--- Start of Data for this task ---
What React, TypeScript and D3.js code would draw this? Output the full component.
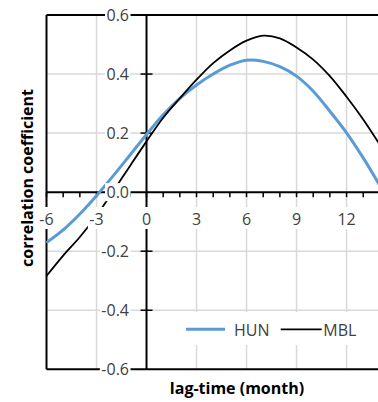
import React, { useEffect, useRef } from "react";
import * as d3 from "d3";

const months = [-6, -5, -4, -3, -2, -1, 0, 1, 2, 3, 4, 5, 6, 7, 8, 9, 10, 11, 12, 13, 14];
const hun = [-0.171, -0.128, -0.074, -0.012, 0.055, 0.125, 0.195, 0.262, 0.318, 0.363, 0.4, 0.43, 0.447, 0.443, 0.425, 0.393, 0.342, 0.274, 0.201, 0.116, 0.022];
const mbl = [-0.284, -0.215, -0.152, -0.08, 0.003, 0.088, 0.172, 0.252, 0.318, 0.381, 0.437, 0.48, 0.513, 0.53, 0.521, 0.49, 0.449, 0.393, 0.323, 0.246, 0.16];
const xTicks = [-6, -3, 0, 3, 6, 9, 12];
const xTickLabels = ["-6", "-3", "0", "3", "6", "9", "12"];
const yTicks = [-0.6, -0.4, -0.2, 0, 0.2, 0.4, 0.6];
const yTickLabels = ["-0.6", "-0.4", "-0.2", "0.0", "0.2", "0.4", "0.6"];
const seriesNames = ["HUN", "MBL"];
const seriesColors = ["#5b9bd5", "#000000"];

const W = 378;
const H = 402;
const FONT = "'Open Sans', sans-serif";

export default function App() {
  const ref = useRef<SVGSVGElement | null>(null);
  useEffect(() => {
    const svg = d3.select(ref.current);
    svg.selectAll("*").remove();
    const left = 46.5, top = 15, bottom = 369.3;
    const x = d3.scaleLinear().domain([-6, 14]).range([left, left + 20 * 16.67]);
    const y = d3.scaleLinear().domain([-0.6, 0.6]).range([bottom, top]);
    const right = x(14);

    svg.append("rect").attr("width", W).attr("height", H).attr("fill", "#fff");

    // gridlines
    const grid = svg.append("g").attr("stroke", "#d9d9d9").attr("stroke-width", 1.5);
    [-3, 3, 6, 9, 12].forEach((v) => {
      grid.append("line").attr("x1", x(v)).attr("x2", x(v)).attr("y1", top).attr("y2", bottom);
    });
    [-0.4, -0.2, 0.2, 0.4].forEach((v) => {
      grid.append("line").attr("x1", left).attr("x2", right).attr("y1", y(v)).attr("y2", y(v));
    });

    // plot border
    const border = svg.append("g").attr("stroke", "#000").attr("stroke-width", 2).attr("fill", "none");
    border.append("line").attr("x1", left).attr("x2", left).attr("y1", top).attr("y2", bottom);
    border.append("line").attr("x1", left).attr("x2", right).attr("y1", top).attr("y2", top).attr("stroke-width", 1.8);
    border.append("line").attr("x1", left).attr("x2", right).attr("y1", bottom).attr("y2", bottom);

    // axes through origin
    const ax = svg.append("g").attr("stroke", "#000").attr("stroke-width", 2);
    ax.append("line").attr("x1", left).attr("x2", right).attr("y1", y(0)).attr("y2", y(0));
    ax.append("line").attr("x1", x(0)).attr("x2", x(0)).attr("y1", top).attr("y2", bottom);
    d3.range(-6, 15).forEach((v) => {
      ax.append("line").attr("x1", x(v)).attr("x2", x(v)).attr("y1", y(0)).attr("y2", y(0) + 5).attr("stroke-width", 1.5);
    });
    [-0.4, -0.2, 0.2, 0.4].forEach((v) => {
      ax.append("line").attr("x1", x(0) - 6).attr("x2", x(0) + 6).attr("y1", y(v)).attr("y2", y(v)).attr("stroke-width", 1.5);
    });

    // series
    const line = d3.line<number>().x((_, i) => x(months[i])).y((d) => y(d)).curve(d3.curveCatmullRom.alpha(0.5));
    [hun, mbl].forEach((s, k) => {
      svg.append("path").attr("d", line(s) as string).attr("fill", "none")
        .attr("stroke", seriesColors[k]).attr("stroke-width", k === 0 ? 3 : 1.8).attr("stroke-linejoin", "round");
    });

    // tick labels with white background
    const labels = svg.append("g").attr("font-family", FONT).attr("font-size", 16).attr("fill", "#404040");
    yTicks.forEach((v, i) => {
      const g = labels.append("g");
      const t = g.append("text").attr("x", x(0) - 17.5).attr("y", y(v)).attr("text-anchor", "end")
        .attr("dominant-baseline", "central").text(yTickLabels[i]);
      const bb = (t.node() as SVGTextElement).getBBox();
      g.insert("rect", "text").attr("x", bb.x - 1.5).attr("y", y(v) - 9).attr("width", bb.width + 3).attr("height", 18).attr("fill", "#fff");
    });
    xTicks.forEach((v, i) => {
      const g = labels.append("g");
      const t = g.append("text").attr("x", x(v)).attr("y", 224.5).attr("text-anchor", "middle").text(xTickLabels[i]);
      const bb = (t.node() as SVGTextElement).getBBox();
      g.insert("rect", "text").attr("x", bb.x - 1.5).attr("y", 207).attr("width", bb.width + 3).attr("height", 22).attr("fill", "#fff");
    });

    // legend
    const lg = svg.append("g").attr("font-family", FONT).attr("font-size", 16).attr("fill", "#404040");
    lg.append("rect").attr("x", 180).attr("y", 312).attr("width", 184).attr("height", 33).attr("fill", "#fff");
    const items = [{ x1: 186, x2: 225, tx: 234 }, { x1: 280.7, x2: 321.7, tx: 323.3 }];
    items.forEach((it, k) => {
      lg.append("line").attr("x1", it.x1).attr("x2", it.x2).attr("y1", 329.3).attr("y2", 329.3)
        .attr("stroke", seriesColors[k]).attr("stroke-width", k === 0 ? 3 : 1.8);
      lg.append("text").attr("x", it.tx).attr("y", 329.5).attr("dominant-baseline", "central").text(seriesNames[k]);
    });

    // axis titles
    const titles = svg.append("g").attr("font-family", FONT).attr("font-weight", "bold").attr("font-size", 16).attr("fill", "#000");
    titles.append("text").attr("x", 237).attr("y", 394).attr("text-anchor", "middle").text("lag-time (month)");
    titles.append("text").attr("transform", "translate(33,178) rotate(-90)").attr("text-anchor", "middle").text("correlation coefficient");
  }, []);
  return <svg ref={ref} width={W} height={H} style={{ position: "absolute", left: 0, top: 0 }} />;
}
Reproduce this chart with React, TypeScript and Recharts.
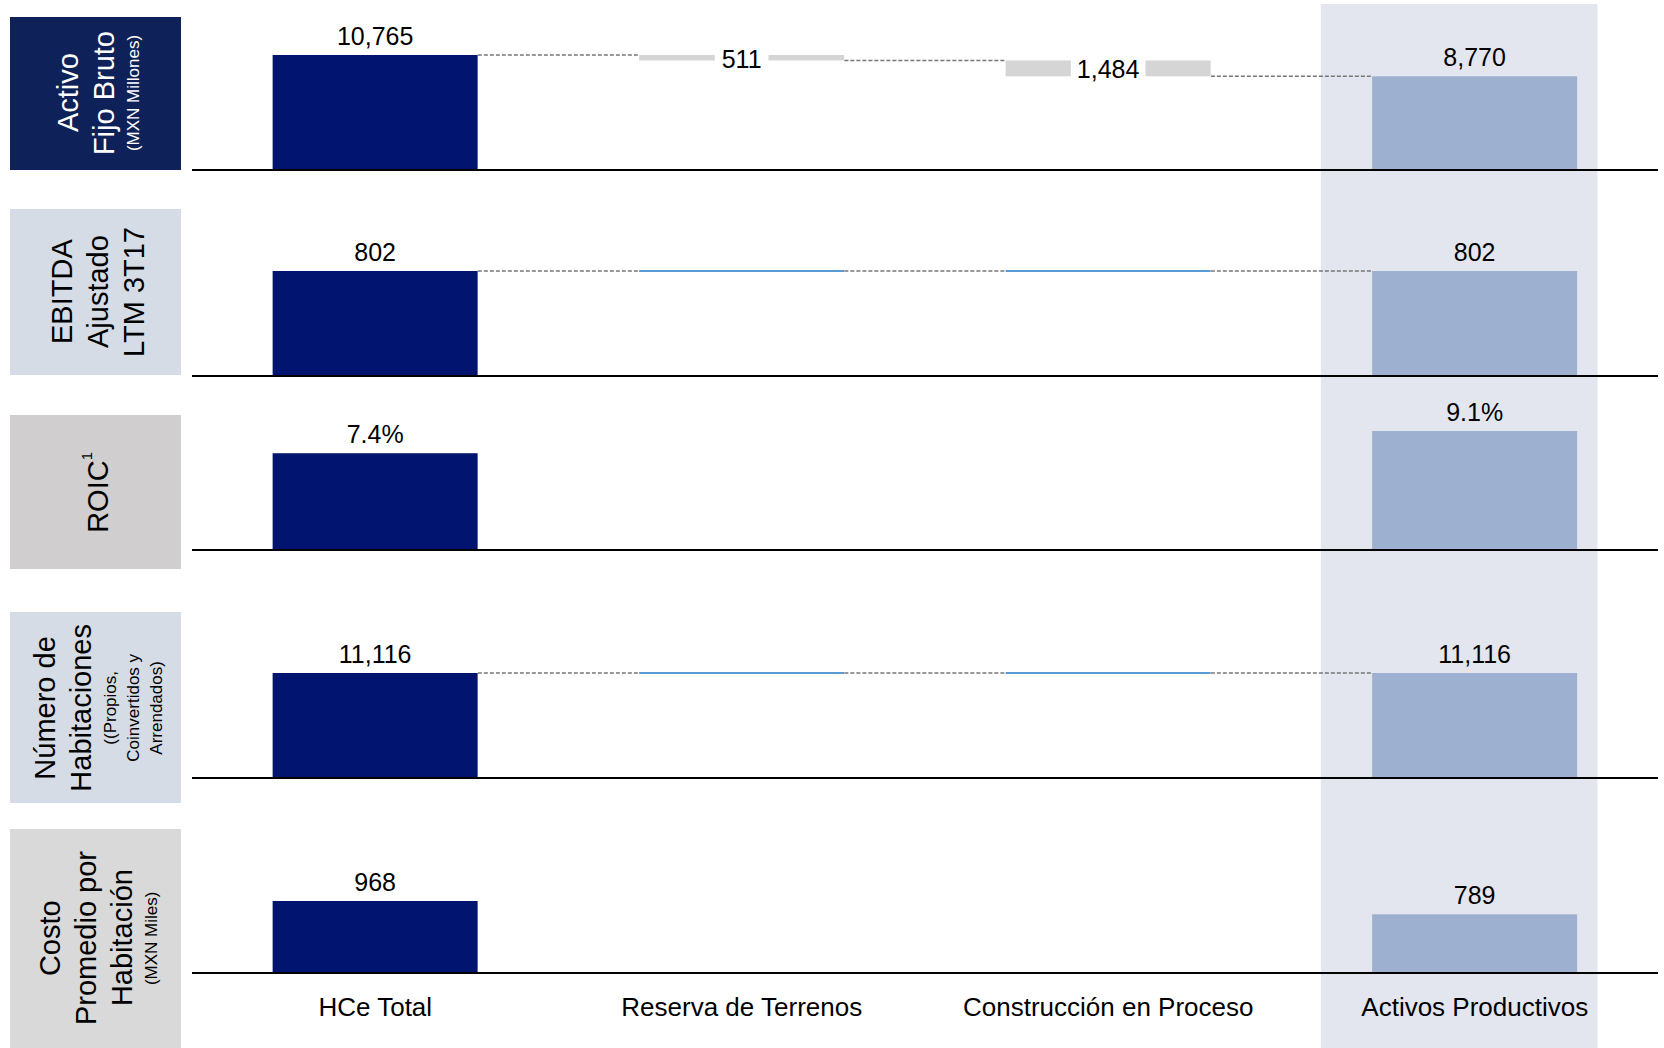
--- End of Data for this task ---
- **To be done**: Excluding the pictures, reproduce every entry exactly as given.

- **Solution to this problem**:
What React, TypeScript and D3.js code would draw this? Output the full component.
import React, { useEffect, useRef } from "react";
import * as d3 from "d3";

const months = [-6, -5, -4, -3, -2, -1, 0, 1, 2, 3, 4, 5, 6, 7, 8, 9, 10, 11, 12, 13, 14];
const hun = [-0.171, -0.128, -0.074, -0.012, 0.055, 0.125, 0.195, 0.262, 0.318, 0.363, 0.4, 0.43, 0.447, 0.443, 0.425, 0.393, 0.342, 0.274, 0.201, 0.116, 0.022];
const mbl = [-0.284, -0.215, -0.152, -0.08, 0.003, 0.088, 0.172, 0.252, 0.318, 0.381, 0.437, 0.48, 0.513, 0.53, 0.521, 0.49, 0.449, 0.393, 0.323, 0.246, 0.16];
const xTicks = [-6, -3, 0, 3, 6, 9, 12];
const xTickLabels = ["-6", "-3", "0", "3", "6", "9", "12"];
const yTicks = [-0.6, -0.4, -0.2, 0, 0.2, 0.4, 0.6];
const yTickLabels = ["-0.6", "-0.4", "-0.2", "0.0", "0.2", "0.4", "0.6"];
const seriesNames = ["HUN", "MBL"];
const seriesColors = ["#5b9bd5", "#000000"];

const W = 378;
const H = 402;
const FONT = "'Open Sans', sans-serif";

export default function App() {
  const ref = useRef<SVGSVGElement | null>(null);
  useEffect(() => {
    const svg = d3.select(ref.current);
    svg.selectAll("*").remove();
    const left = 46.5, top = 15, bottom = 369.3;
    const x = d3.scaleLinear().domain([-6, 14]).range([left, left + 20 * 16.67]);
    const y = d3.scaleLinear().domain([-0.6, 0.6]).range([bottom, top]);
    const right = x(14);

    svg.append("rect").attr("width", W).attr("height", H).attr("fill", "#fff");

    // gridlines
    const grid = svg.append("g").attr("stroke", "#d9d9d9").attr("stroke-width", 1.5);
    [-3, 3, 6, 9, 12].forEach((v) => {
      grid.append("line").attr("x1", x(v)).attr("x2", x(v)).attr("y1", top).attr("y2", bottom);
    });
    [-0.4, -0.2, 0.2, 0.4].forEach((v) => {
      grid.append("line").attr("x1", left).attr("x2", right).attr("y1", y(v)).attr("y2", y(v));
    });

    // plot border
    const border = svg.append("g").attr("stroke", "#000").attr("stroke-width", 2).attr("fill", "none");
    border.append("line").attr("x1", left).attr("x2", left).attr("y1", top).attr("y2", bottom);
    border.append("line").attr("x1", left).attr("x2", right).attr("y1", top).attr("y2", top).attr("stroke-width", 1.8);
    border.append("line").attr("x1", left).attr("x2", right).attr("y1", bottom).attr("y2", bottom);

    // axes through origin
    const ax = svg.append("g").attr("stroke", "#000").attr("stroke-width", 2);
    ax.append("line").attr("x1", left).attr("x2", right).attr("y1", y(0)).attr("y2", y(0));
    ax.append("line").attr("x1", x(0)).attr("x2", x(0)).attr("y1", top).attr("y2", bottom);
    d3.range(-6, 15).forEach((v) => {
      ax.append("line").attr("x1", x(v)).attr("x2", x(v)).attr("y1", y(0)).attr("y2", y(0) + 5).attr("stroke-width", 1.5);
    });
    [-0.4, -0.2, 0.2, 0.4].forEach((v) => {
      ax.append("line").attr("x1", x(0) - 6).attr("x2", x(0) + 6).attr("y1", y(v)).attr("y2", y(v)).attr("stroke-width", 1.5);
    });

    // series
    const line = d3.line<number>().x((_, i) => x(months[i])).y((d) => y(d)).curve(d3.curveCatmullRom.alpha(0.5));
    [hun, mbl].forEach((s, k) => {
      svg.append("path").attr("d", line(s) as string).attr("fill", "none")
        .attr("stroke", seriesColors[k]).attr("stroke-width", k === 0 ? 3 : 1.8).attr("stroke-linejoin", "round");
    });

    // tick labels with white background
    const labels = svg.append("g").attr("font-family", FONT).attr("font-size", 16).attr("fill", "#404040");
    yTicks.forEach((v, i) => {
      const g = labels.append("g");
      const t = g.append("text").attr("x", x(0) - 17.5).attr("y", y(v)).attr("text-anchor", "end")
        .attr("dominant-baseline", "central").text(yTickLabels[i]);
      const bb = (t.node() as SVGTextElement).getBBox();
      g.insert("rect", "text").attr("x", bb.x - 1.5).attr("y", y(v) - 9).attr("width", bb.width + 3).attr("height", 18).attr("fill", "#fff");
    });
    xTicks.forEach((v, i) => {
      const g = labels.append("g");
      const t = g.append("text").attr("x", x(v)).attr("y", 224.5).attr("text-anchor", "middle").text(xTickLabels[i]);
      const bb = (t.node() as SVGTextElement).getBBox();
      g.insert("rect", "text").attr("x", bb.x - 1.5).attr("y", 207).attr("width", bb.width + 3).attr("height", 22).attr("fill", "#fff");
    });

    // legend
    const lg = svg.append("g").attr("font-family", FONT).attr("font-size", 16).attr("fill", "#404040");
    lg.append("rect").attr("x", 180).attr("y", 312).attr("width", 184).attr("height", 33).attr("fill", "#fff");
    const items = [{ x1: 186, x2: 225, tx: 234 }, { x1: 280.7, x2: 321.7, tx: 323.3 }];
    items.forEach((it, k) => {
      lg.append("line").attr("x1", it.x1).attr("x2", it.x2).attr("y1", 329.3).attr("y2", 329.3)
        .attr("stroke", seriesColors[k]).attr("stroke-width", k === 0 ? 3 : 1.8);
      lg.append("text").attr("x", it.tx).attr("y", 329.5).attr("dominant-baseline", "central").text(seriesNames[k]);
    });

    // axis titles
    const titles = svg.append("g").attr("font-family", FONT).attr("font-weight", "bold").attr("font-size", 16).attr("fill", "#000");
    titles.append("text").attr("x", 237).attr("y", 394).attr("text-anchor", "middle").text("lag-time (month)");
    titles.append("text").attr("transform", "translate(33,178) rotate(-90)").attr("text-anchor", "middle").text("correlation coefficient");
  }, []);
  return <svg ref={ref} width={W} height={H} style={{ position: "absolute", left: 0, top: 0 }} />;
}
Reproduce this chart with React, TypeScript and Recharts.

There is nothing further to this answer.